Fig. 7 illustrates the summary of simulation results of the works of Refs. [13, 14] and this work, for showing the performance improvement of the sense amplifier in terms of the read time. The relative simulation conditions are: slow corner, $T=125$ ℃, and bit-line parasitic capacitance $C_{\rm BL}=0.3$ pF. In addition, taking into account the cell current spread due to process variation and cycling operation, the erased cell current is set to 16 $\mu$A, and the programmed cell current is set to 2 $\mu$A. From Fig. 6, it can be seen that the performance of the proposed solution in the paper is significantly improved, compared with other literal works according to read speed. In addition, it is also seen that the read time is sensitive to the power supply for all works illustrated. What is more, the read time decreases with rising of power supply.
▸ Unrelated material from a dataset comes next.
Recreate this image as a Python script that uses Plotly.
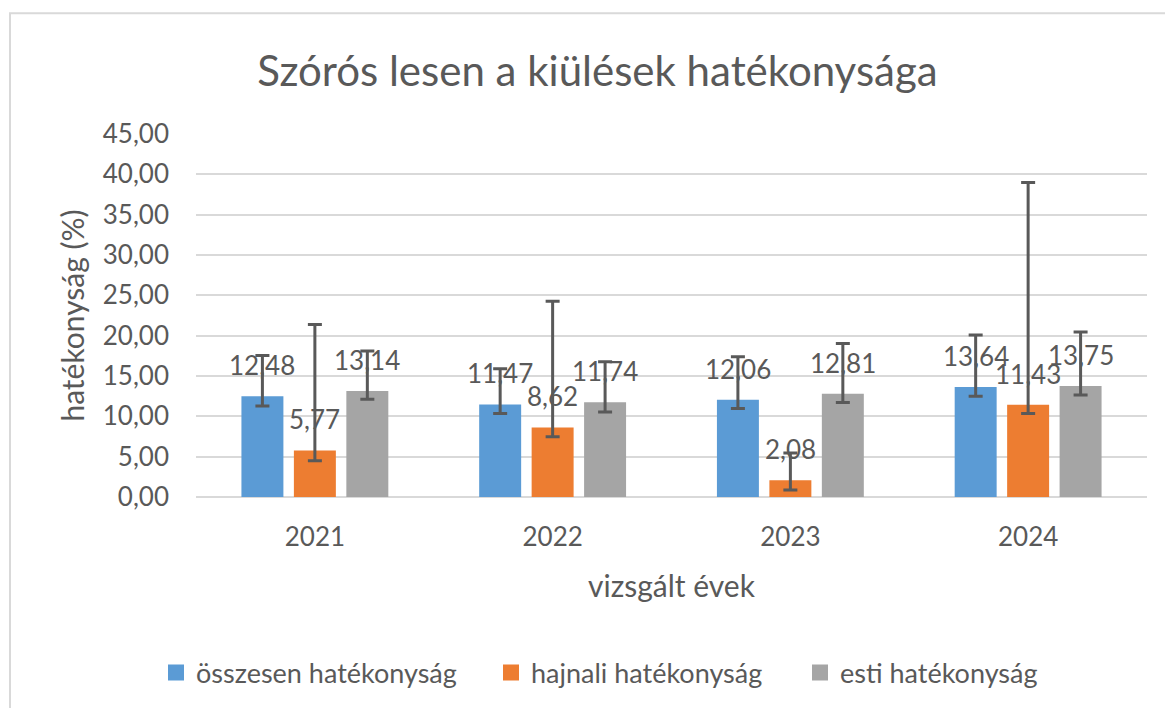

The chip microphotograph of the flash with the proposed sense amplifier is shown in Fig. 8 (at the top of the next page), and the sense amplifier takes up an area of about 390 $\mu$m². Relative experimental results are plotted in Fig. 9 called a Shmoo plot. The Shmoo plot shows the access time over a range of voltages. The test is operated in the die from slow wafer at 125℃. it can be seen that the access time at voltage of 1.2 V is $64 \times (148-125)/101=14.7$ ns, and the access time at voltage of 1.5 V is $54 \times (148-125)/101=12.3$ ns. These test results are very close to the simulation results.

5. Conclusion

A new low-voltage sense amplifier for flash memory has been presented in this paper. The low-voltage reference current generator based on two-stage amplifier and the dummy bit-line without pull-down current for global reference voltage, are employed to realize low-voltage and low-power performance. Obviously, the read time is enhanced much in accordance with the simulation results.